But to return to Alexander, when he had subdued all the country on this side of the Euphrates, he marched against Dareius,
who was coming down to meet him with a million men. On this march one of his companions told him, as a matter worth laughing at, that the camp-followers, in sport, had divided themselves into two bands, and set a general and commander over each of them, one of whom they called Alexander, and the other Dareius;
and that they had begun by pelting one another with clods of earth, then had fought with their fists, and finally, heated with the desire of battle, had taken to stones and sticks, being now many and hard to quell. When he heard this, Alexander ordered the leaders themselves to fight in single combat; to the one called Alexander he himself gave armour, and to the one called Dareius, Philotas. The army were spectators of the combat, counting the issue as in some measure an omen of the future. After a strenuous battle, the one called Alexander was victorious, and received as a reward twelve villages and the right to wear Persian dress. This, at any rate, is what we are told by Eratosthenes.
Now, the great battle against Dareius was not fought at Arbela, as most writers state, but at Gaugamela.
The word signifies, we are told, ‘camel's house,’ since one of the ancient kings of the country, after escaping from his enemies on a swift camel, gave the animal a home here, assigning certain villages and revenues for its maintenance.
It so happened that in the month Boëdromion the moon suffered an eclipse,
about the beginning of the Mysteries at Athens, and on the eleventh night after the eclipse, the armies being now in sight of one another, Dareius kept his forces under arms, and held a review of them by torch-light; but Alexander, while his Macedonians slept, himself passed the night in front of his tent with his seer Aristander, celebrating certain mysterious sacred rites and sacrificing to the god Fear.
Meanwhile the older of his companions, and particularly Parmenio, when they saw the plain between the Niphates and the Gordyaean mountains all lighted up with the barbarian tires, while an indistinguishably mingled and tumultuous sound of voices arose from their camp as if from a vast ocean,
were astonished at their multitude and argued with one another that it was a great and grievous task to repel such a tide of war by engaging in broad day-light.
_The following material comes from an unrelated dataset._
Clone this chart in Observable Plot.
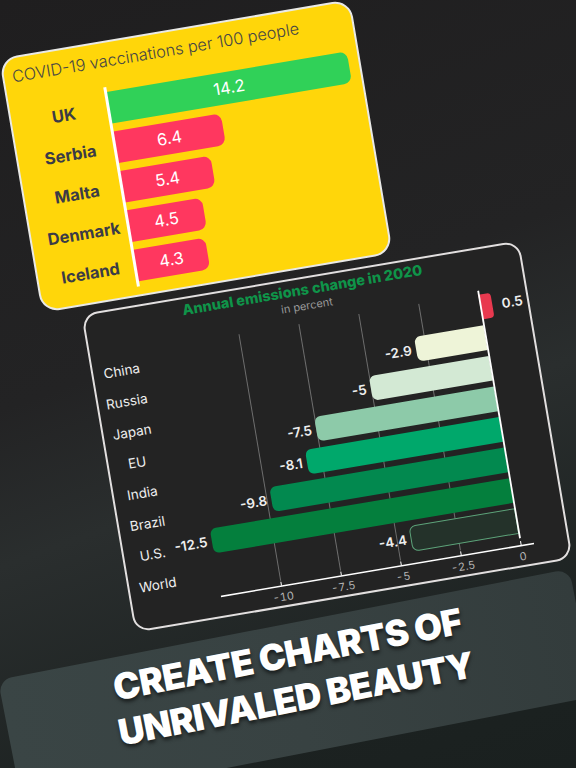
<!DOCTYPE html>
<html>
<head>
<meta charset="utf-8">
<script src="https://cdn.jsdelivr.net/npm/d3@7"></script>
<script src="https://cdn.jsdelivr.net/npm/@observablehq/plot@0.6"></script>
<style>
  html, body { margin: 0; padding: 0; }
  body {
    width: 576px; height: 768px; overflow: hidden; position: relative;
    background: linear-gradient(160deg, #1f1e1f 0%, #232324 42%, #2a2e2e 58%, #1c2221 85%, #1a201f 100%);
    font-family: Inter, "Noto Sans", sans-serif;
  }
  .card { position: absolute; border-radius: 16px; transform-origin: 50% 50%; }
  .card svg { position: absolute; left: 0; top: 0; }
  #c1 { left: 20.25px; top: 28.75px; width: 352px; height: 254px; background: #ffd60a;
        box-shadow: 0 0 0 2px #e9e9e6; transform: rotate(-9.6deg); }
  #c1 .t { position: absolute; left: 8px; top: 8px; font-size: 16.3px; font-weight: 300; color: #454545; white-space: nowrap; }
  #c2 { left: 106.75px; top: 277.25px; width: 440px; height: 319px; background: #232323;
        box-shadow: 0 0 0 2px #e2dfdf; border-radius: 14px; transform: rotate(-9.6deg); }
  #c2 .t { position: absolute; left: 0; width: 440px; text-align: center; top: 2px; font-size: 14.5px; font-weight: 800; color: #0f9449; }
  #c2 .s { position: absolute; left: 0; width: 444px; text-align: center; top: 20px; font-size: 11px; color: #9a9a9a; }
  #banner { position: absolute; left: -2px; top: 680px; width: 582px; height: 130px; border-radius: 14px;
        background: linear-gradient(90deg, #3a4545 0%, #384242 50%, #333c3c 100%);
        transform-origin: 0 0; transform: rotate(-11deg); }
  #banner .l { position: absolute; left: 0; width: 578px; text-align: center; color: #fff; font-weight: 900;
        font-size: 36px; letter-spacing: -0.6px; text-shadow: 0 3px 4px rgba(0,0,0,0.55); white-space: nowrap; }
</style>
</head>
<body>
<div id="c1" class="card"><div class="t">COVID-19 vaccinations per 100 people</div></div>
<div id="c2" class="card"><div class="t">Annual emissions change in 2020</div><div class="s">in percent</div></div>
<div id="banner">
  <div class="l" style="top:8px">CREATE CHARTS OF</div>
  <div class="l" style="top:53px">UNRIVALED BEAUTY</div>
</div>
<script>
// ---- Chart 1: COVID-19 vaccinations per 100 people
const vaxCountries = ["UK", "Serbia", "Malta", "Denmark", "Iceland"];
const vaxValues = [14.2, 6.4, 5.4, 4.5, 4.3];
const vaxColors = ["#30d158", "#ff375f", "#ff375f", "#ff375f", "#ff375f"];

// ---- Chart 2: Annual emissions change in 2020
const emCountries = ["China", "Russia", "Japan", "EU", "India", "Brazil", "U.S.", "World"];
const emValues = [0.5, -2.9, -5, -7.5, -8.1, -9.8, -12.5, -4.4];
const emColors = ["#e8394f", "#eef4d8", "#d3e9d4", "#8dcaa9", "#00a86b", "#02894f", "#047f3d", "#24322a"];
const emStrokes = ["none", "none", "none", "none", "none", "none", "none", "#5da47a"];
const emTicks = [-10, -7.5, -5, -2.5, 0];
const emGrid = [-10, -7.5, -5, -2.5];

const vax = vaxCountries.map((c, i) => ({country: c, value: vaxValues[i], color: vaxColors[i]}));
const em = emCountries.map((c, i) => ({country: c, value: emValues[i], color: emColors[i], stroke: emStrokes[i]}));

const p1 = Plot.plot({
  width: 352, height: 254,
  marginLeft: 97, marginRight: 10, marginTop: 40, marginBottom: 5,
  style: {background: "transparent", fontFamily: "Inter, 'Noto Sans', sans-serif"},
  x: {domain: [0, 14.2], axis: null},
  y: {domain: vaxCountries, padding: 0.2, axis: null},
  marks: [
    Plot.barX(vax, {x1: 0, x2: "value", y: "country", fill: "color", rx2: 8}),
    Plot.text(vax, {x: d => d.value / 2, y: "country", text: d => d.value.toFixed(1), fill: "white", fontSize: 16.5}),
    Plot.ruleX([0], {stroke: "white", strokeWidth: 3, insetTop: 4, insetBottom: 3}),
    Plot.text(vax, {y: "country", text: "country", frameAnchor: "left", dx: -45, textAnchor: "middle", fontSize: 16.5, fontWeight: 700, fill: "#3b3b46"})
  ]
});
document.getElementById("c1").appendChild(p1);

const p2 = Plot.plot({
  width: 440, height: 319,
  marginLeft: 89, marginRight: 35, marginTop: 38, marginBottom: 25,
  style: {background: "transparent", fontFamily: "Inter, 'Noto Sans', sans-serif"},
  x: {domain: [-12.5, 0.5], label: null},
  y: {domain: emCountries, padding: 0.2, axis: null},
  marks: [
    Plot.ruleX(emGrid, {stroke: "#6e6e6e", strokeWidth: 1, insetTop: 6, insetBottom: 0}),
    Plot.barX(em.filter(d => d.value < 0), {x1: "value", x2: 0, y: "country", fill: "color", stroke: "stroke", strokeWidth: 1, rx1: 6}),
    Plot.barX(em.filter(d => d.value > 0), {x1: 0, x2: "value", y: "country", fill: "color", rx2: 4}),
    Plot.ruleX([0], {stroke: "white", strokeWidth: 1.8, insetTop: 3, insetBottom: 2}),
    Plot.text(em.filter(d => d.value < 0), {x: "value", y: "country", text: d => String(d.value), textAnchor: "end", dx: -5, fill: "#eeeeee", fontSize: 13.5, fontWeight: 600}),
    Plot.text(em.filter(d => d.value > 0), {x: "value", y: "country", text: d => String(d.value), textAnchor: "start", dx: 9, fill: "#eeeeee", fontSize: 13.5, fontWeight: 600}),
    Plot.text(em, {y: "country", text: "country", frameAnchor: "left", dx: -61, dy: 3, textAnchor: "middle", fill: "#eeeeee", fontSize: 13.5}),
    Plot.frame({anchor: "bottom", stroke: "white", strokeWidth: 1.5, dy: 5}),
    Plot.axisX({ticks: emTicks, tickSize: 4, tickPadding: 7, dy: 1, stroke: "white", fill: "#b5b5b5", fontSize: 11, tickFormat: d => String(d)})
  ]
});
document.getElementById("c2").appendChild(p2);
</script>
</body>
</html>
They therefore waited upon the king when he had finished his sacrifices, and tried to persuade him to attack the enemy by night, and so to cover up with darkness the most fearful aspect of the coming struggle.
But he gave them the celebrated answer, ‘I will not steal my victory’; whereupon some thought that he had made a vainglorious reply, and was jesting in the presence of so great a peril. Others, however, thought that he had confidence in the present situation and estimated the future correctly, not offering Dareius in case of defeat an excuse to pluck up courage again for another attempt, by laying the blame this time upon darkness and night, as he had before upon mountains, defiles, and sea.
For Dareius would not give up the war for lack of arms or men when he could draw from so great a host and so vast a territory, but only when he had lost courage and hope, under the conviction brought by a downright defeat in broad day-light.